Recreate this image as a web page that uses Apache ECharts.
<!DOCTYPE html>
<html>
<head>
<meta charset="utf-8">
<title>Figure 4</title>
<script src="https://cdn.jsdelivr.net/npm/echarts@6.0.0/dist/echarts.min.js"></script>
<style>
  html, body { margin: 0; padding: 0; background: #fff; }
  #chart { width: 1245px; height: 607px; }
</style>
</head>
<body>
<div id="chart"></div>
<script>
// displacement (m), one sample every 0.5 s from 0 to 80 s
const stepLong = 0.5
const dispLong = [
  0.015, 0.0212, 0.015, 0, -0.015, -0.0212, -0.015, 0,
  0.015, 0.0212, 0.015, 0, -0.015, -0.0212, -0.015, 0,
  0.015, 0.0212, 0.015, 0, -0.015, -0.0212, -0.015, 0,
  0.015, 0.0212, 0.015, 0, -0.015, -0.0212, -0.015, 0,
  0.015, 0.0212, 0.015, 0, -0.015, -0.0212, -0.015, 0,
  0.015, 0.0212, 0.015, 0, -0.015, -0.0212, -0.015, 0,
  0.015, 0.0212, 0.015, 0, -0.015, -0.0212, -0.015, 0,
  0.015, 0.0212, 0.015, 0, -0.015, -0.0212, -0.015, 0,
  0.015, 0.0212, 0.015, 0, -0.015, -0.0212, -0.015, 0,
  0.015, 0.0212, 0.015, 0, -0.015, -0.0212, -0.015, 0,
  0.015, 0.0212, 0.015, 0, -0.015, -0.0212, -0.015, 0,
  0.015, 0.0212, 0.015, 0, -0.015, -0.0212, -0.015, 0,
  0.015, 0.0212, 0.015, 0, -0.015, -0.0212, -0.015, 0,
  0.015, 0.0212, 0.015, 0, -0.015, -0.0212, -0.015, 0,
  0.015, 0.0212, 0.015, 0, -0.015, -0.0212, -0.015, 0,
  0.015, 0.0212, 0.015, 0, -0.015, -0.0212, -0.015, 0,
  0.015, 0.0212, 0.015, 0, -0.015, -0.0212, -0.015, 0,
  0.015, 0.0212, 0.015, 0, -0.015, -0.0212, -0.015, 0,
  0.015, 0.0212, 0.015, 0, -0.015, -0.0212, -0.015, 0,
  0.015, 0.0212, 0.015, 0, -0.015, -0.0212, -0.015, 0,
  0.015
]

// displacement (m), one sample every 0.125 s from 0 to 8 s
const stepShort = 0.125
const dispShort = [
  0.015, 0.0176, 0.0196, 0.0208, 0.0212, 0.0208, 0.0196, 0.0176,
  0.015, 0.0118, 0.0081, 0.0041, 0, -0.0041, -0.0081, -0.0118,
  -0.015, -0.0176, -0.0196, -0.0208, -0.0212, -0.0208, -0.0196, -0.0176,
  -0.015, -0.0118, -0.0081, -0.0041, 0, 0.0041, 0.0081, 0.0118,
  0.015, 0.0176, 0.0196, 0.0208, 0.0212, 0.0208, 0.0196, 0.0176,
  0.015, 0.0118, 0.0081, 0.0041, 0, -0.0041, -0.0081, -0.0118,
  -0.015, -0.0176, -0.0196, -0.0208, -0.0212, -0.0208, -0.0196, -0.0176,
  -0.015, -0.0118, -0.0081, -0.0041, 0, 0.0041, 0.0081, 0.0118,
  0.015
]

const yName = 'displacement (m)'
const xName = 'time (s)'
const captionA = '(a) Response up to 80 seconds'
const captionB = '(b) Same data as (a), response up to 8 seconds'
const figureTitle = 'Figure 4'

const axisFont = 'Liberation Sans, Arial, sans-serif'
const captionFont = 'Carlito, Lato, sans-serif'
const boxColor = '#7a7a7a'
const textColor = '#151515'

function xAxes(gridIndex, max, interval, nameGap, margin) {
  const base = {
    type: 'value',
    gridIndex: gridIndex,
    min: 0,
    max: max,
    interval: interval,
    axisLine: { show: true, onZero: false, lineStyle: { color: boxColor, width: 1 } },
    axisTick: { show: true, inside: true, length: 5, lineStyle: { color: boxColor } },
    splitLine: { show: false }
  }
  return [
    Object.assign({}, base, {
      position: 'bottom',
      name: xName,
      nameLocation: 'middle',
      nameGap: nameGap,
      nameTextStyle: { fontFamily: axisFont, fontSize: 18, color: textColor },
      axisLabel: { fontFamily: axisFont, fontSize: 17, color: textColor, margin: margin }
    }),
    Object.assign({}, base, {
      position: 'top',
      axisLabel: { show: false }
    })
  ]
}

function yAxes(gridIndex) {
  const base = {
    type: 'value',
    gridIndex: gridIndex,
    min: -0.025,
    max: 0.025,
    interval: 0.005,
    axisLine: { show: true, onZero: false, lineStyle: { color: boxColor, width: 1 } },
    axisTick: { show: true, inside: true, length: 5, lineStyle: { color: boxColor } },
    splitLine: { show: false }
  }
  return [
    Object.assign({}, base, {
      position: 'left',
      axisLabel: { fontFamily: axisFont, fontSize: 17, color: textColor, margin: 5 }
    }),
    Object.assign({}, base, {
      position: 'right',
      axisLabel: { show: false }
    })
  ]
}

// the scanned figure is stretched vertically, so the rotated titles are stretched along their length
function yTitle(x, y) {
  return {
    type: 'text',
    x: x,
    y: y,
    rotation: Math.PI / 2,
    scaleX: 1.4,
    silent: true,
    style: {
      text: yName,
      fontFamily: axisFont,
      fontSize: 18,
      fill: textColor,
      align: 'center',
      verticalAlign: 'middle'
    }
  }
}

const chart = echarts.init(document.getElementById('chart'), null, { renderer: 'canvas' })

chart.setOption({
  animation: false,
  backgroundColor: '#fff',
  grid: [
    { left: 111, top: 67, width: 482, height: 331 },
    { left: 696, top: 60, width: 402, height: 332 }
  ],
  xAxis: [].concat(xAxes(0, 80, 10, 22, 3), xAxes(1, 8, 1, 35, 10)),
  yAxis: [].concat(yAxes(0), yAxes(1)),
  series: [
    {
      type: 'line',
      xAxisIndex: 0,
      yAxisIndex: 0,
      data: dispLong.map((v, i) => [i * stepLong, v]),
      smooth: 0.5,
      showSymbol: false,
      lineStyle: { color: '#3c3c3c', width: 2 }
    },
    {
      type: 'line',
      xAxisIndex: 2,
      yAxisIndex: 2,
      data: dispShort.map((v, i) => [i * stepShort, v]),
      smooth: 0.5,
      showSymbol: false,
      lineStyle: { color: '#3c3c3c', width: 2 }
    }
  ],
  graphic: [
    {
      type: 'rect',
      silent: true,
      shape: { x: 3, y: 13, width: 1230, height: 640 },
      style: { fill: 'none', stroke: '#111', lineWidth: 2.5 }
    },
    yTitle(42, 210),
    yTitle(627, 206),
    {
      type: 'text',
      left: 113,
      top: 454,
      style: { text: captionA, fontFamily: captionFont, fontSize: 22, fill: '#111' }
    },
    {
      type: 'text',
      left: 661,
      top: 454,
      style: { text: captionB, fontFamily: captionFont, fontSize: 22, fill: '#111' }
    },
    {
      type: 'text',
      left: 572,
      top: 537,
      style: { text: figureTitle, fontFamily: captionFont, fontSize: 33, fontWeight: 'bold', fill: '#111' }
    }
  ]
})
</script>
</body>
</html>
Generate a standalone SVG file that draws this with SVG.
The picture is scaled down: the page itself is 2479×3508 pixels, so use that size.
....
The problem:
Copy out each line exactly.

Final result:
Recreate this image as a web page that uses Apache ECharts.
<!DOCTYPE html>
<html>
<head>
<meta charset="utf-8">
<title>Figure 4</title>
<script src="https://cdn.jsdelivr.net/npm/echarts@6.0.0/dist/echarts.min.js"></script>
<style>
  html, body { margin: 0; padding: 0; background: #fff; }
  #chart { width: 1245px; height: 607px; }
</style>
</head>
<body>
<div id="chart"></div>
<script>
// displacement (m), one sample every 0.5 s from 0 to 80 s
const stepLong = 0.5
const dispLong = [
  0.015, 0.0212, 0.015, 0, -0.015, -0.0212, -0.015, 0,
  0.015, 0.0212, 0.015, 0, -0.015, -0.0212, -0.015, 0,
  0.015, 0.0212, 0.015, 0, -0.015, -0.0212, -0.015, 0,
  0.015, 0.0212, 0.015, 0, -0.015, -0.0212, -0.015, 0,
  0.015, 0.0212, 0.015, 0, -0.015, -0.0212, -0.015, 0,
  0.015, 0.0212, 0.015, 0, -0.015, -0.0212, -0.015, 0,
  0.015, 0.0212, 0.015, 0, -0.015, -0.0212, -0.015, 0,
  0.015, 0.0212, 0.015, 0, -0.015, -0.0212, -0.015, 0,
  0.015, 0.0212, 0.015, 0, -0.015, -0.0212, -0.015, 0,
  0.015, 0.0212, 0.015, 0, -0.015, -0.0212, -0.015, 0,
  0.015, 0.0212, 0.015, 0, -0.015, -0.0212, -0.015, 0,
  0.015, 0.0212, 0.015, 0, -0.015, -0.0212, -0.015, 0,
  0.015, 0.0212, 0.015, 0, -0.015, -0.0212, -0.015, 0,
  0.015, 0.0212, 0.015, 0, -0.015, -0.0212, -0.015, 0,
  0.015, 0.0212, 0.015, 0, -0.015, -0.0212, -0.015, 0,
  0.015, 0.0212, 0.015, 0, -0.015, -0.0212, -0.015, 0,
  0.015, 0.0212, 0.015, 0, -0.015, -0.0212, -0.015, 0,
  0.015, 0.0212, 0.015, 0, -0.015, -0.0212, -0.015, 0,
  0.015, 0.0212, 0.015, 0, -0.015, -0.0212, -0.015, 0,
  0.015, 0.0212, 0.015, 0, -0.015, -0.0212, -0.015, 0,
  0.015
]

// displacement (m), one sample every 0.125 s from 0 to 8 s
const stepShort = 0.125
const dispShort = [
  0.015, 0.0176, 0.0196, 0.0208, 0.0212, 0.0208, 0.0196, 0.0176,
  0.015, 0.0118, 0.0081, 0.0041, 0, -0.0041, -0.0081, -0.0118,
  -0.015, -0.0176, -0.0196, -0.0208, -0.0212, -0.0208, -0.0196, -0.0176,
  -0.015, -0.0118, -0.0081, -0.0041, 0, 0.0041, 0.0081, 0.0118,
  0.015, 0.0176, 0.0196, 0.0208, 0.0212, 0.0208, 0.0196, 0.0176,
  0.015, 0.0118, 0.0081, 0.0041, 0, -0.0041, -0.0081, -0.0118,
  -0.015, -0.0176, -0.0196, -0.0208, -0.0212, -0.0208, -0.0196, -0.0176,
  -0.015, -0.0118, -0.0081, -0.0041, 0, 0.0041, 0.0081, 0.0118,
  0.015
]

const yName = 'displacement (m)'
const xName = 'time (s)'
const captionA = '(a) Response up to 80 seconds'
const captionB = '(b) Same data as (a), response up to 8 seconds'
const figureTitle = 'Figure 4'

const axisFont = 'Liberation Sans, Arial, sans-serif'
const captionFont = 'Carlito, Lato, sans-serif'
const boxColor = '#7a7a7a'
const textColor = '#151515'

function xAxes(gridIndex, max, interval, nameGap, margin) {
  const base = {
    type: 'value',
    gridIndex: gridIndex,
    min: 0,
    max: max,
    interval: interval,
    axisLine: { show: true, onZero: false, lineStyle: { color: boxColor, width: 1 } },
    axisTick: { show: true, inside: true, length: 5, lineStyle: { color: boxColor } },
    splitLine: { show: false }
  }
  return [
    Object.assign({}, base, {
      position: 'bottom',
      name: xName,
      nameLocation: 'middle',
      nameGap: nameGap,
      nameTextStyle: { fontFamily: axisFont, fontSize: 18, color: textColor },
      axisLabel: { fontFamily: axisFont, fontSize: 17, color: textColor, margin: margin }
    }),
    Object.assign({}, base, {
      position: 'top',
      axisLabel: { show: false }
    })
  ]
}

function yAxes(gridIndex) {
  const base = {
    type: 'value',
    gridIndex: gridIndex,
    min: -0.025,
    max: 0.025,
    interval: 0.005,
    axisLine: { show: true, onZero: false, lineStyle: { color: boxColor, width: 1 } },
    axisTick: { show: true, inside: true, length: 5, lineStyle: { color: boxColor } },
    splitLine: { show: false }
  }
  return [
    Object.assign({}, base, {
      position: 'left',
      axisLabel: { fontFamily: axisFont, fontSize: 17, color: textColor, margin: 5 }
    }),
    Object.assign({}, base, {
      position: 'right',
      axisLabel: { show: false }
    })
  ]
}

// the scanned figure is stretched vertically, so the rotated titles are stretched along their length
function yTitle(x, y) {
  return {
    type: 'text',
    x: x,
    y: y,
    rotation: Math.PI / 2,
    scaleX: 1.4,
    silent: true,
    style: {
      text: yName,
      fontFamily: axisFont,
      fontSize: 18,
      fill: textColor,
      align: 'center',
      verticalAlign: 'middle'
    }
  }
}

const chart = echarts.init(document.getElementById('chart'), null, { renderer: 'canvas' })

chart.setOption({
  animation: false,
  backgroundColor: '#fff',
  grid: [
    { left: 111, top: 67, width: 482, height: 331 },
    { left: 696, top: 60, width: 402, height: 332 }
  ],
  xAxis: [].concat(xAxes(0, 80, 10, 22, 3), xAxes(1, 8, 1, 35, 10)),
  yAxis: [].concat(yAxes(0), yAxes(1)),
  series: [
    {
      type: 'line',
      xAxisIndex: 0,
      yAxisIndex: 0,
      data: dispLong.map((v, i) => [i * stepLong, v]),
      smooth: 0.5,
      showSymbol: false,
      lineStyle: { color: '#3c3c3c', width: 2 }
    },
    {
      type: 'line',
      xAxisIndex: 2,
      yAxisIndex: 2,
      data: dispShort.map((v, i) => [i * stepShort, v]),
      smooth: 0.5,
      showSymbol: false,
      lineStyle: { color: '#3c3c3c', width: 2 }
    }
  ],
  graphic: [
    {
      type: 'rect',
      silent: true,
      shape: { x: 3, y: 13, width: 1230, height: 640 },
      style: { fill: 'none', stroke: '#111', lineWidth: 2.5 }
    },
    yTitle(42, 210),
    yTitle(627, 206),
    {
      type: 'text',
      left: 113,
      top: 454,
      style: { text: captionA, fontFamily: captionFont, fontSize: 22, fill: '#111' }
    },
    {
      type: 'text',
      left: 661,
      top: 454,
      style: { text: captionB, fontFamily: captionFont, fontSize: 22, fill: '#111' }
    },
    {
      type: 'text',
      left: 572,
      top: 537,
      style: { text: figureTitle, fontFamily: captionFont, fontSize: 33, fontWeight: 'bold', fill: '#111' }
    }
  ]
})
</script>
</body>
</html>
Generate a standalone SVG file that draws this with SVG.
The picture is scaled down: the page itself is 2479×3508 pixels, so use that size.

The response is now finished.